As a child of the Christian faith I was taught that witches are bad. Life has not confirmed my inherited bias that people can be divided into good and evil camps. In fact, I have learned that some of the most evil acts in history were committed by those who saw themselves as purely good and their neighbors as purely evil.

Starhawk is a Wiccan, sometimes known as a witch. When I actually got around to listening to her many years ago, I was surprised to find, not evil and scheming, but kindness and wisdom.

In case you have never listened to a witch I am including a passage by Starhawk. Her approach is not against men, but it is against patriarchal domination. Her approach is not against God, but it does critique abstract theologies that do not find the sacred in nature.

Here is a beautiful passage from Starhawk that may widen and deepen your perceptual horizon. The words are hers, the spacing is mine:

“The earth is a living, conscious being.

“In company with cultures of many different times and places, we name these things as sacred: air, fire, water, and earth.

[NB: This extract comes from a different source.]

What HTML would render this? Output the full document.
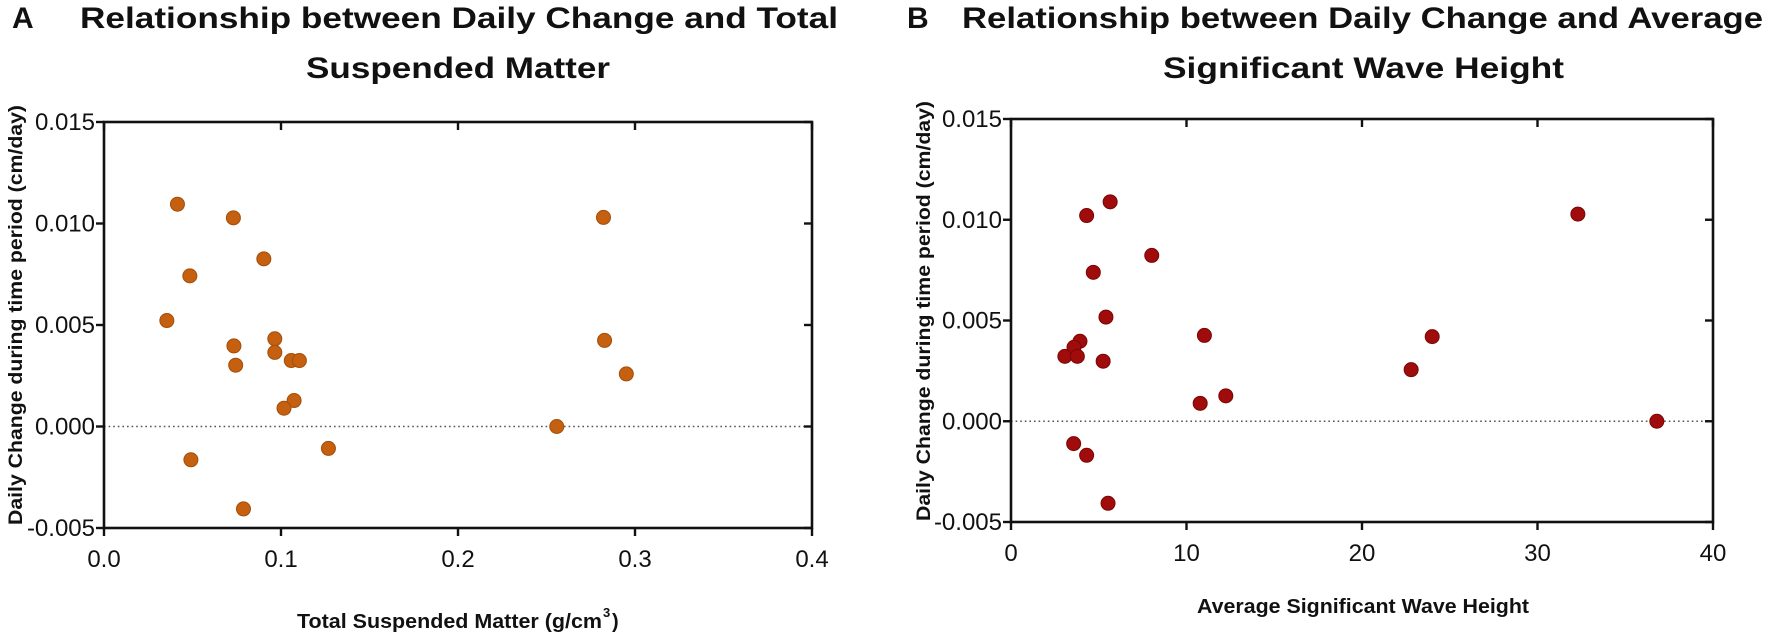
<!DOCTYPE html>
<html><head><meta charset="utf-8"><style>
html,body{margin:0;padding:0;background:#fff;}
svg{display:block;font-family:"Liberation Sans",sans-serif;}
</style></head><body>
<svg id="fig" width="1772" height="637" viewBox="0 0 1772 637">
<g font-weight="bold" fill="#111">
<text x="12" y="28" font-size="30">A</text>
<text x="80" y="28" font-size="30" textLength="758" lengthAdjust="spacingAndGlyphs">Relationship between Daily Change and Total</text>
<text x="306" y="78" font-size="30" textLength="304" lengthAdjust="spacingAndGlyphs">Suspended Matter</text>
<text x="907" y="28" font-size="30">B</text>
<text x="962" y="28" font-size="30" textLength="801" lengthAdjust="spacingAndGlyphs">Relationship between Daily Change and Average</text>
<text x="1163" y="78" font-size="30" textLength="401" lengthAdjust="spacingAndGlyphs">Significant Wave Height</text>
<text transform="translate(22,315) rotate(-90)" text-anchor="middle" font-size="19" textLength="420" lengthAdjust="spacingAndGlyphs">Daily Change during time period (cm/day)</text>
<text transform="translate(930,311) rotate(-90)" text-anchor="middle" font-size="19" textLength="420" lengthAdjust="spacingAndGlyphs">Daily Change during time period (cm/day)</text>
<text x="297" y="628" font-size="20" textLength="305" lengthAdjust="spacingAndGlyphs">Total Suspended Matter (g/cm</text>
<text x="603" y="617" font-size="13">3</text>
<text x="612" y="628" font-size="20">)</text>
<text x="1363" y="613" text-anchor="middle" font-size="20" textLength="332" lengthAdjust="spacingAndGlyphs">Average Significant Wave Height</text>
</g>
<g id="plotA"></g>
<g id="plotB"></g>
</svg>
<script>
const aX = [0.0355,0.0415,0.0731,0.0485,0.0903,0.0734,0.0744,0.0965,0.0965,0.1058,0.1104,0.1074,0.1017,0.1268,0.0491,0.0788,0.2558,0.2822,0.2828,0.2951];
const aY = [0.00522,0.01095,0.01028,0.00742,0.00826,0.00397,0.00302,0.00432,0.00365,0.00325,0.00325,0.00128,0.0009,-0.00108,-0.00164,-0.00406,0,0.0103,0.00424,0.00259];
const bX = [5.65,4.31,8.02,4.69,5.41,3.93,3.59,3.07,3.78,5.25,11.02,10.78,12.24,3.57,4.31,5.53,22.8,24.0,32.3,36.8];
const bY = [0.01089,0.01021,0.00823,0.00739,0.00517,0.00397,0.00367,0.00322,0.00322,0.00298,0.00426,0.00089,0.00126,-0.00111,-0.00169,-0.00407,0.00256,0.0042,0.01028,0];
const yTicks = [-0.005,0,0.005,0.010,0.015];
const yTickLabels = ["-0.005","0.000","0.005","0.010","0.015"];
const aXTicks = [0,0.1,0.2,0.3,0.4];
const aXTickLabels = ["0.0","0.1","0.2","0.3","0.4"];
const bXTicks = [0,10,20,30,40];
const bXTickLabels = ["0","10","20","30","40"];
const NS = "http://www.w3.org/2000/svg";
function mk(parent, tag, attrs){const e=document.createElementNS(NS,tag);for(const k in attrs)e.setAttribute(k,attrs[k]);parent.appendChild(e);return e;}
function drawPlot(gid, box, xmin, xmax, xs, ys, xt, xtl, color, edge, prefix){
  const g=document.getElementById(gid);
  const sx=v=>box.l+(v-xmin)/(xmax-xmin)*(box.r-box.l);
  const sy=v=>box.b-(v-(-0.005))/(0.02)*(box.b-box.t);
  const z=mk(g,'line',{x1:box.l,x2:box.r,y1:sy(0),y2:sy(0),stroke:'#555','stroke-width':1.6,'stroke-dasharray':'1.6 3'});
  
  
  const f=mk(g,'rect',{x:box.l,y:box.t,width:box.r-box.l,height:box.b-box.t,fill:'none',stroke:'#111','stroke-width':2.6});
  
  
  yTicks.forEach((v,i)=>{
    const y=sy(v);
    const t=mk(g,'line',{x1:box.l-8,x2:box.l,y1:y,y2:y,stroke:'#111','stroke-width':2.4});
    
    
    const t2=mk(g,'line',{x1:box.r-8,x2:box.r,y1:y,y2:y,stroke:'#111','stroke-width':2.4});
    
    
    const lb=mk(g,'text',{x:box.l-9,y:y+8,'text-anchor':'end','font-size':24,fill:'#111'});
    lb.textContent=yTickLabels[i];
    
    
  });
  xt.forEach((v,i)=>{
    const x=sx(v);
    const t=mk(g,'line',{x1:x,x2:x,y1:box.b,y2:box.b+8,stroke:'#111','stroke-width':2.4});
    
    
    const t2=mk(g,'line',{x1:x,x2:x,y1:box.t,y2:box.t+8,stroke:'#111','stroke-width':2.4});
    
    
    const lb=mk(g,'text',{x:x,y:box.b+39,'text-anchor':'middle','font-size':24,fill:'#111'});
    lb.textContent=xtl[i];
    
    
  });
  xs.forEach((v,i)=>{
    const c=mk(g,'circle',{cx:sx(v),cy:sy(ys[i]),r:7,fill:color,stroke:edge,'stroke-width':1});
    
    
  });
}
drawPlot('plotA',{l:104,r:812,t:122,b:528},0,0.4,aX,aY,aXTicks,aXTickLabels,'#c4600f','#a34e0a','panel-a');
drawPlot('plotB',{l:1011,r:1713,t:119,b:522},0,40,bX,bY,bXTicks,bXTickLabels,'#a00b0b','#7a0606','panel-b');
</script>
</body></html>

“Whether we see them as the breath, energy, blood, and body of the Mother, or as the blessed gifts of a Creator, or as symbols of the interconnected systems that sustain life, we know that nothing can live without them.

“To call these things sacred is to say that they have a value beyond their usefulness for human ends, that they themselves become the standards by which our acts, our economics, our laws, and our purposes must be judged.

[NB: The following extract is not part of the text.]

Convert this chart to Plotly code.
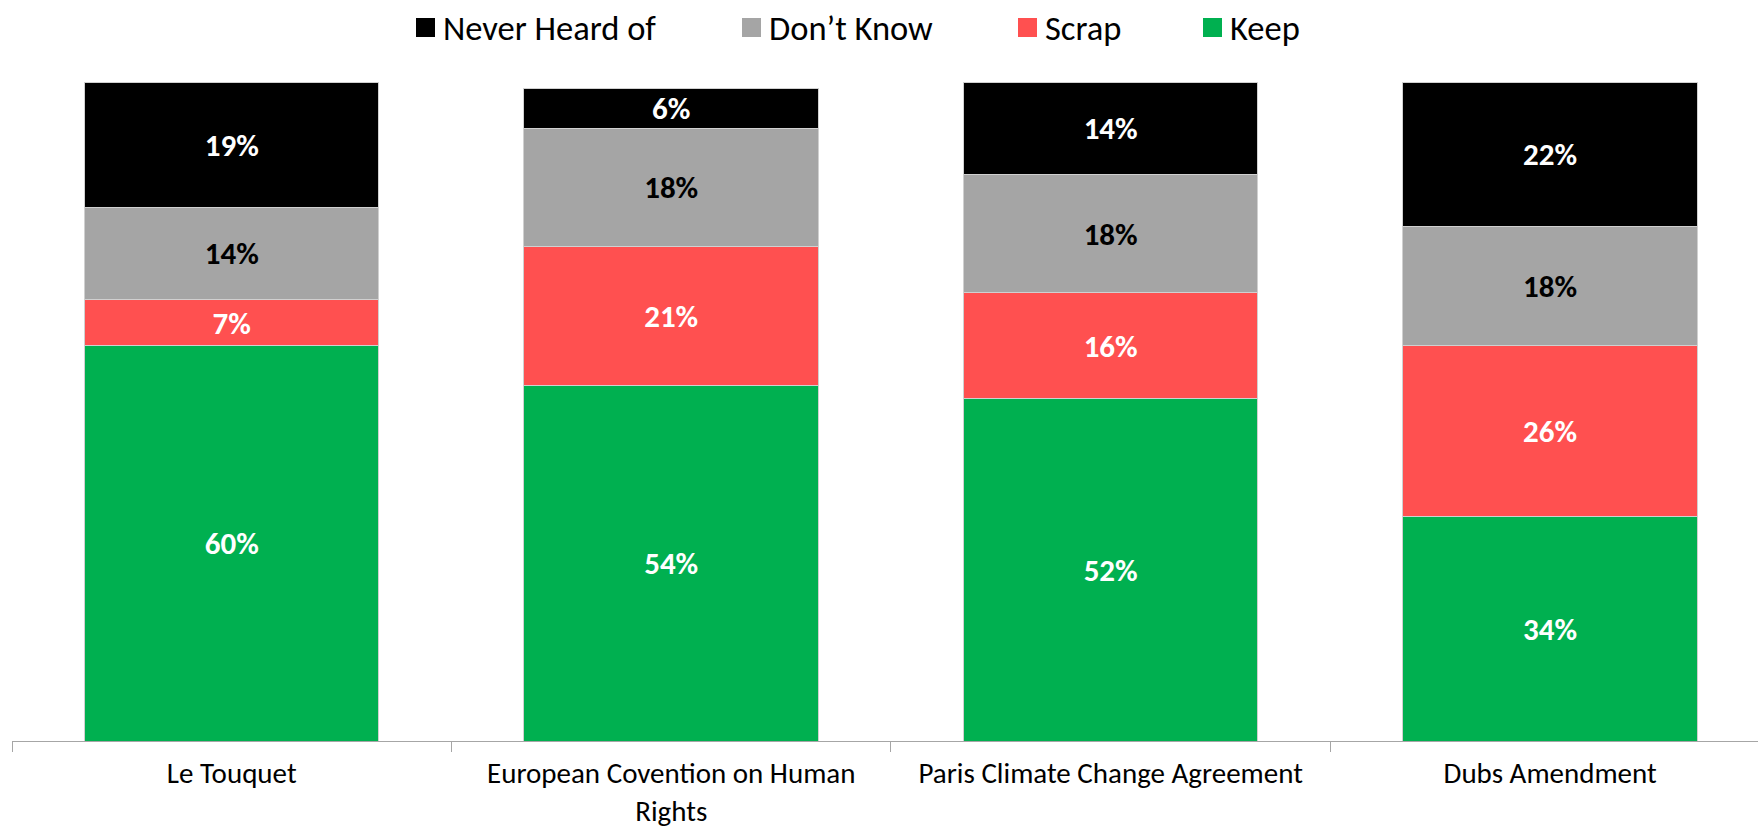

“No one has the right to appropriate them or profit from them at the expense of others. Any government that fails to protect them forfeits its legitimacy.”

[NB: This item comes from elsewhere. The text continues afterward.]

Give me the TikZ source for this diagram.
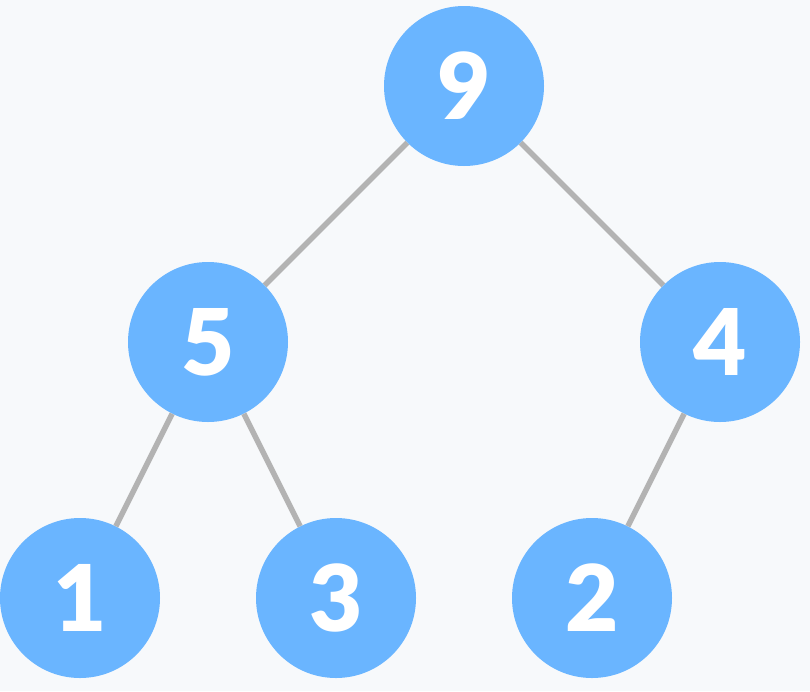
\documentclass[tikz,border=0pt]{standalone}
\usepackage{fontspec}
\setmainfont{Lato}
\newfontfamily\heavyfont{Lato Black}
\definecolor{bgc}{HTML}{F7F9FB}
\definecolor{nodec}{HTML}{6AB5FF}
\definecolor{edgec}{HTML}{B3B3B3}
\begin{document}
\begin{tikzpicture}[x=1pt,y=-1pt,
  hnode/.style={circle,fill=nodec,minimum size=160pt,inner sep=0pt,text=white,font=\heavyfont\fontsize{92}{92}\selectfont},
  hedge/.style={draw=edgec,line width=5.5pt}]
\fill[bgc] (0,0) rectangle (810,691);
\useasboundingbox (0,0) rectangle (810,691);
\node[hnode] (n9) at (464,86) {\raisebox{-2pt}{9}};
\node[hnode] (n5) at (208,342) {\raisebox{-2pt}{5}};
\node[hnode] (n4) at (720,342) {\raisebox{-2pt}{4}};
\node[hnode] (n1) at (80,598) {\raisebox{-2pt}{1}};
\node[hnode] (n3) at (336,598) {\raisebox{-2pt}{3}};
\node[hnode] (n2) at (592,598) {\raisebox{-2pt}{2}};
\draw[hedge] (n9) -- (n5);
\draw[hedge] (n9) -- (n4);
\draw[hedge] (n5) -- (n1);
\draw[hedge] (n5) -- (n3);
\draw[hedge] (n4) -- (n2);
\end{tikzpicture}
\end{document}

Starhawk says here that the earth is a living conscious being. I seriously doubt that minerals are conscious, but I am charmed by her perception of the elements as a kind of proto-intelligence. The periodic chart can be understood as a kind of unconscious intelligence beating in the heart of every element we dismiss as dead and thoughtless matter.

There is kind of “wisdom” that holds the universe together. While a focus on abstracted philosophy and theology tends to fragment humankind, I can’t think of anything more reverent and unifying than recognizing nature as our common body and as the most sacred of temples.